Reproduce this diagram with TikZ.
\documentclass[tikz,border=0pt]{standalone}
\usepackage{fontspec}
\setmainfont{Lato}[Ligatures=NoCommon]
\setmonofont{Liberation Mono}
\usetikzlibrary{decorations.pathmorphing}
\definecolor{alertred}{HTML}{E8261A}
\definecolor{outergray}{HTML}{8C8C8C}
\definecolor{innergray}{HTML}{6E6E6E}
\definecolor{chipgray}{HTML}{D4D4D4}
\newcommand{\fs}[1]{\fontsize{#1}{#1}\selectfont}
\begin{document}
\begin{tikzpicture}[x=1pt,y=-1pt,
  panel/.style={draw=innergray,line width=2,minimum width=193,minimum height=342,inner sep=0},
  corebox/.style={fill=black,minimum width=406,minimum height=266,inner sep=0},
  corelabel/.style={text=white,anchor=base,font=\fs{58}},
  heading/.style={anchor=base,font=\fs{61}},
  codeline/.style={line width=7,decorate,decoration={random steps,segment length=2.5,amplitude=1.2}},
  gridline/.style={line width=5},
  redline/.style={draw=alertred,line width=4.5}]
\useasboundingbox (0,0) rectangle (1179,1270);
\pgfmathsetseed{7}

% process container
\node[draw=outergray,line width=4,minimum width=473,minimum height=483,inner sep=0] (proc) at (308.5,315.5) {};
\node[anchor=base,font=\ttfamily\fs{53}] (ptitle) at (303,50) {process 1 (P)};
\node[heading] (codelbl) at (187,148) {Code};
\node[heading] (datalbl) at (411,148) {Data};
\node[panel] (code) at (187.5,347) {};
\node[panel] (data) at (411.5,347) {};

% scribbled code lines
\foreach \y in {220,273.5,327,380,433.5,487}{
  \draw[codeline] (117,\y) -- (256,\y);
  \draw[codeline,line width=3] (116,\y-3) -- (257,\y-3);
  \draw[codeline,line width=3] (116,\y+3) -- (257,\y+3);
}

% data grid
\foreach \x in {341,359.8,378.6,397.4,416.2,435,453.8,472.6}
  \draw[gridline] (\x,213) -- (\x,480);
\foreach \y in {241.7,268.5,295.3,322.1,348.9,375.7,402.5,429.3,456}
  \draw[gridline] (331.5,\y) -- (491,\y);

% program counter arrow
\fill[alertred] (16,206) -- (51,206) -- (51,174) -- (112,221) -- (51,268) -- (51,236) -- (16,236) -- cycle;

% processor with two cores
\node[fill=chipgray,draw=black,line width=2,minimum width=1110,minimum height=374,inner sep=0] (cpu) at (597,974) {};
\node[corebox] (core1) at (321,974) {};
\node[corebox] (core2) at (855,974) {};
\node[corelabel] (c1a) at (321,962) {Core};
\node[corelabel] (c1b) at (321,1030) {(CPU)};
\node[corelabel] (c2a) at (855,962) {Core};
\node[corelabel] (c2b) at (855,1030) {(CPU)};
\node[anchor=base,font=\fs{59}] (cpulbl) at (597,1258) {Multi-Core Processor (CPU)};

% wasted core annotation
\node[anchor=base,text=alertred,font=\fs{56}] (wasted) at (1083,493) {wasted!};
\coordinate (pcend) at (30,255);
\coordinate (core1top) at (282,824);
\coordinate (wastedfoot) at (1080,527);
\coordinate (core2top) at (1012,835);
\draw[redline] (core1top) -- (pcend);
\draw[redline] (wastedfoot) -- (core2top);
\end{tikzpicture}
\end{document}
....
In the material above, find the lines that contain "with" and show them.

Result of the exercise —
Reproduce this diagram with TikZ.
% processor with two cores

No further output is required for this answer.